Justice  /  Book Review

A Historian Forgotten

A new biography of William Still show how the abolitionist documented the underground railroad as he helped people through it.

William Still was born in 1821 to a free father and escaped mother in the Pinelands of southern New Jersey. His family’s original last name was Steel, which they changed to Still to evade the slave catchers who routinely patrolled the area. Indeed, one of the key facts of Still’s life, which Diemer does an excellent job of explaining, has to do with the political geography of the mid-Atlantic. Even after moving to Philadelphia, a free city and a hearth of abolitionism, Still remained surrounded by slavery. Maryland, a slave state, was a horse ride away. Delaware, another slave state, was even closer. Even New Jersey, a nominally free state just across the river from Philadelphia, reported a sizable population of enslaved people throughout the 1830s and ’40s.

Another key tenet of Still’s career as a conductor had to do with the advance of technology. What historians sometimes describe as the “market revolution”—the commercialization of American life in the early 19th century—connected Philadelphia to local economies up and down the Eastern Seaboard. Meanwhile, the “communication revolution,” marked by advancements in the postal service and the telegraph, kept Still in touch with a wider network of antislavery allies. Perhaps most importantly, the “transportation revolution” gave the world steamboats, railroads, and an expanded canal system that provided freedom seekers and conductors alike with a wider means of escape. Henry Brown—who later became known by the nickname “Box”—mailed himself via the newly minted Adams Express Company, a 19th-century equivalent to FedEx, while William and Ellen Craft, another famous pair of freedom seekers who came through Philadelphia, boarded several trains before taking a steamer north.

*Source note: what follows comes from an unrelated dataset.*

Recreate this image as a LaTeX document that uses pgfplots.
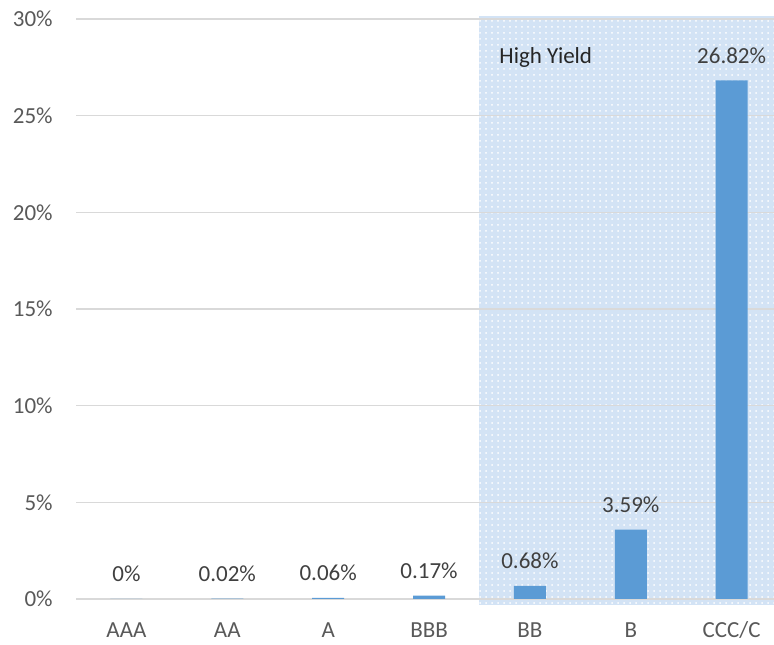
\documentclass[border=0pt]{standalone}
\usepackage{pgfplots}
\pgfplotsset{compat=1.18}
\usepackage{fontspec}
\setmainfont{Carlito}
\usetikzlibrary{patterns}

\definecolor{barblue}{HTML}{5B9BD5}
\definecolor{gridgray}{HTML}{D9D9D9}
\definecolor{ticktext}{HTML}{595959}
\definecolor{labeltext}{HTML}{404040}
\definecolor{hytext}{HTML}{262626}
\definecolor{hyshade}{HTML}{D3E3F5}

\newcommand{\chartfont}{\fontsize{11.5}{13}\selectfont}

\begin{document}
\begin{tikzpicture}
\begin{axis}[
    name=ax,
    set layers,
    scale only axis,
    width=349pt, height=290pt,
    xmin=-0.5, xmax=6.42,
    ymin=0, ymax=30,
    clip=false,
    axis line style={draw=none},
    major tick length=0pt,
    ymajorgrids=true,
    grid style={gridgray, line width=0.75pt},
    ytick={0,5,...,30},
    yticklabels={0\%,5\%,10\%,15\%,20\%,25\%,30\%},
    xtick={0,...,6},
    xticklabels={AAA,AA,A,BBB,BB,B,CCC/C},
    ticklabel style={font=\chartfont, text=ticktext},
    yticklabel style={anchor=east, inner sep=0pt, xshift=-11.5pt},
    xticklabel style={anchor=base, inner sep=0pt, yshift=-19.5pt},
    ybar, bar width=16pt,
    nodes near coords,
    point meta=explicit symbolic,
    nodes near coords style={anchor=base, inner sep=0pt, yshift=8.5pt,
        font=\chartfont, text=labeltext},
]
% high yield band
\begin{pgfonlayer}{axis background}
\fill[hyshade] (axis cs:3.5,-0.3) rectangle (axis cs:6.6,30.16);
\fill[pattern=dots, pattern color=white] (axis cs:3.5,-0.3) rectangle (axis cs:6.6,30.16);
\end{pgfonlayer}

\addplot[fill=barblue, draw=none] coordinates {
    (0,0) [0\%]
    (1,0.02) [0.02\%]
    (2,0.06) [0.06\%]
    (3,0.17) [0.17\%]
    (4,0.68) [0.68\%]
    (5,3.59) [3.59\%]
    (6,26.82) [26.82\%]
};

\node[anchor=base west, inner sep=0pt, font=\chartfont, text=hytext]
    at (axis cs:3.694,27.68) {High Yield};
\end{axis}
\pgfresetboundingbox
\path[use as bounding box] ([xshift=-38pt,yshift=-23pt]ax.south west)
    rectangle ([yshift=9.5pt]ax.north east);
\end{tikzpicture}
\end{document}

As Diemer shows us, Still’s work as a conductor on the Underground Railroad was always a function of his abolitionism. He was a member of the Pennsylvania Anti-Slavery Society, worked as a clerk in the organization’s office, and was a protégé of sorts to James Miller McKim, the group’s secretary and the man who originally hired Still for the clerk position. Still was friends with most of Philadelphia’s leading abolitionists—a circle of activists that included Robert Purvis, Mary Grew, and James and Lucretia Mott. He kept up correspondence with many more from New York, Boston, and elsewhere, including Black abolitionists like Frederick Douglass, James W. C. Pennington, and Abraham Shadd and his daughter, Mary Ann, both of whom lived in Canada and promoted African American emigration north of the border. Mary Ann’s antislavery newspaper, The Provincial Freeman, routinely featured articles penned by Still.